- **Problem to work on**: Begin at the first line of the data and copy each line through the one containing "2.5, 0.0, 0.0, 0.0, 27.0, 58.7, 31.0, 0.0, 0.6]", that line included, with no pictures.

>> Start Dataset section

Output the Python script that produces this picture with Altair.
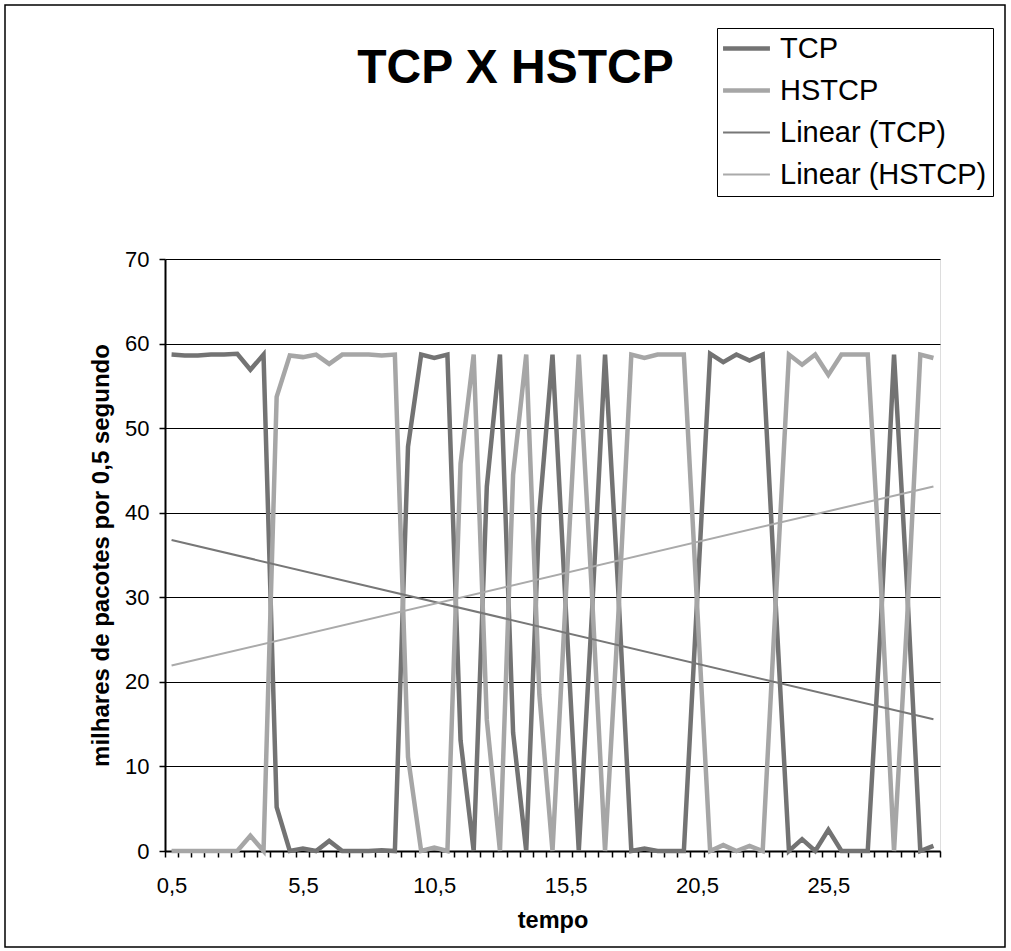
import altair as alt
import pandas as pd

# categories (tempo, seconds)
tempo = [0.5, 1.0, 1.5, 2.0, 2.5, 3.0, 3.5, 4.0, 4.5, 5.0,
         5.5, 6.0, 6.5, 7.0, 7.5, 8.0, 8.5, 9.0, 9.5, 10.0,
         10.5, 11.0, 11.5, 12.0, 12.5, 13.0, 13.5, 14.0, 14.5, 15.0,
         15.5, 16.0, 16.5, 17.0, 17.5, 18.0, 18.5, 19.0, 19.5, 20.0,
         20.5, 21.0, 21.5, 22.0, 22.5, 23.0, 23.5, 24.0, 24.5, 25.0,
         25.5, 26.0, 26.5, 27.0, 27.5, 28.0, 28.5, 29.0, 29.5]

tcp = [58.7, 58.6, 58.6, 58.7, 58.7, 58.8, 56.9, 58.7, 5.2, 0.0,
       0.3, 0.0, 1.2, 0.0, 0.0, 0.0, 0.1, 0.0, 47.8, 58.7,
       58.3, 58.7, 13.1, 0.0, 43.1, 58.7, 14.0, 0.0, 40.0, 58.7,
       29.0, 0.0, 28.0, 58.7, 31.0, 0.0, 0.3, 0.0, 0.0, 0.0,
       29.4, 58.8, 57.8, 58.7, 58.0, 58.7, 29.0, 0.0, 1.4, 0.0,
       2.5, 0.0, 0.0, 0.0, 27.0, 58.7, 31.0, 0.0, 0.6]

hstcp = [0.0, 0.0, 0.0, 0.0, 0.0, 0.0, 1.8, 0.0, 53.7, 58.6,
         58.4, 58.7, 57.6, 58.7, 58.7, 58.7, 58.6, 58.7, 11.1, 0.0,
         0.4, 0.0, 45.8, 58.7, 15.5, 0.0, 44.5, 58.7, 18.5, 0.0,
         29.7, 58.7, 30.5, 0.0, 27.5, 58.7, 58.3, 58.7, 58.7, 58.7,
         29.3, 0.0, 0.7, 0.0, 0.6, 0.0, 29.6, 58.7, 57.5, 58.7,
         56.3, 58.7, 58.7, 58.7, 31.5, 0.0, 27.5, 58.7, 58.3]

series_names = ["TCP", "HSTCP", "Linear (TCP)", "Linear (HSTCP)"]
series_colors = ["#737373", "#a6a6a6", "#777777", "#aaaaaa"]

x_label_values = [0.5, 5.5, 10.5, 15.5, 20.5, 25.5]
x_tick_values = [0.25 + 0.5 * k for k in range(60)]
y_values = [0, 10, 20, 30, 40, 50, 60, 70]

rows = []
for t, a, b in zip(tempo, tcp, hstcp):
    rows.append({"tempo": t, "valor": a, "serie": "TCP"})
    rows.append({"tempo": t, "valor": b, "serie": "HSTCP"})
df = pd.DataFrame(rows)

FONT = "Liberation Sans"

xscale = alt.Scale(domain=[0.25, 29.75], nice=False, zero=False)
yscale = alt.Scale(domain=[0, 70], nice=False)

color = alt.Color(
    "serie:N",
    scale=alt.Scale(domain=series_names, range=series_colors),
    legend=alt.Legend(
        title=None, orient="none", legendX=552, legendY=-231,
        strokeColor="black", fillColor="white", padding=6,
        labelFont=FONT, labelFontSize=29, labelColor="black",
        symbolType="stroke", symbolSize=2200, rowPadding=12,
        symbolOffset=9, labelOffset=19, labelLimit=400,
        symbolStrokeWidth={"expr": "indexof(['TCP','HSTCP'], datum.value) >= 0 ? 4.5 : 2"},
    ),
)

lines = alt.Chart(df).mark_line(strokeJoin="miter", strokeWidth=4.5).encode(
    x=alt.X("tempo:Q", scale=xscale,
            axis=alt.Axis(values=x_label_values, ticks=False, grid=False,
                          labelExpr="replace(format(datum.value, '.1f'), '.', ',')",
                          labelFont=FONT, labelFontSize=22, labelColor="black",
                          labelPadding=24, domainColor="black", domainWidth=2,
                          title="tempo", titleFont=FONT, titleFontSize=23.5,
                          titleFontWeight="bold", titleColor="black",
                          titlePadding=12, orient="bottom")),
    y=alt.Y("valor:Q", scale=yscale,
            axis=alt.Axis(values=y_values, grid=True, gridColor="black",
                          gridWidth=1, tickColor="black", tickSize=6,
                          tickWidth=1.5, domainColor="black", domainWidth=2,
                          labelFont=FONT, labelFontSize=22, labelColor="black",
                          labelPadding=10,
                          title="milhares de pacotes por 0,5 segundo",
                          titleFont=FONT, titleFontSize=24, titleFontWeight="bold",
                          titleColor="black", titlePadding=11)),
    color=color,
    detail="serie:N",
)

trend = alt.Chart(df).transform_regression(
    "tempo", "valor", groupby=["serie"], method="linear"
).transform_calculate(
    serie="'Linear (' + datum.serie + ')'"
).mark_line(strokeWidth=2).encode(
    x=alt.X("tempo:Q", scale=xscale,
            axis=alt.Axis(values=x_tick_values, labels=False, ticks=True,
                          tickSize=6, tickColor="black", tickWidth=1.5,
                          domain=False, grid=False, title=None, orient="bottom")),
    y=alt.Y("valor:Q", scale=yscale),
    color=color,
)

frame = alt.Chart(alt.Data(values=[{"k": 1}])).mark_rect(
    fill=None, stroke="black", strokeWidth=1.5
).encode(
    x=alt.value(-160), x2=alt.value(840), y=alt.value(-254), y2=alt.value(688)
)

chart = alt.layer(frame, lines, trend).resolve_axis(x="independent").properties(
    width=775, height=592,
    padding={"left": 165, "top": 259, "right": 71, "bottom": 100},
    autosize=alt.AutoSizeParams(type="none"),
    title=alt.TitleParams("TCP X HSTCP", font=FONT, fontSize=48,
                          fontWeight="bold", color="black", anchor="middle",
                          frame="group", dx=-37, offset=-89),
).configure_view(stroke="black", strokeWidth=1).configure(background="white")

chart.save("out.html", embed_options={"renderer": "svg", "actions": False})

>> End Dataset section

- **Result for this exercise**:
Output the Python script that produces this picture with Altair.
import altair as alt
import pandas as pd

# categories (tempo, seconds)
tempo = [0.5, 1.0, 1.5, 2.0, 2.5, 3.0, 3.5, 4.0, 4.5, 5.0,
         5.5, 6.0, 6.5, 7.0, 7.5, 8.0, 8.5, 9.0, 9.5, 10.0,
         10.5, 11.0, 11.5, 12.0, 12.5, 13.0, 13.5, 14.0, 14.5, 15.0,
         15.5, 16.0, 16.5, 17.0, 17.5, 18.0, 18.5, 19.0, 19.5, 20.0,
         20.5, 21.0, 21.5, 22.0, 22.5, 23.0, 23.5, 24.0, 24.5, 25.0,
         25.5, 26.0, 26.5, 27.0, 27.5, 28.0, 28.5, 29.0, 29.5]

tcp = [58.7, 58.6, 58.6, 58.7, 58.7, 58.8, 56.9, 58.7, 5.2, 0.0,
       0.3, 0.0, 1.2, 0.0, 0.0, 0.0, 0.1, 0.0, 47.8, 58.7,
       58.3, 58.7, 13.1, 0.0, 43.1, 58.7, 14.0, 0.0, 40.0, 58.7,
       29.0, 0.0, 28.0, 58.7, 31.0, 0.0, 0.3, 0.0, 0.0, 0.0,
       29.4, 58.8, 57.8, 58.7, 58.0, 58.7, 29.0, 0.0, 1.4, 0.0,
       2.5, 0.0, 0.0, 0.0, 27.0, 58.7, 31.0, 0.0, 0.6]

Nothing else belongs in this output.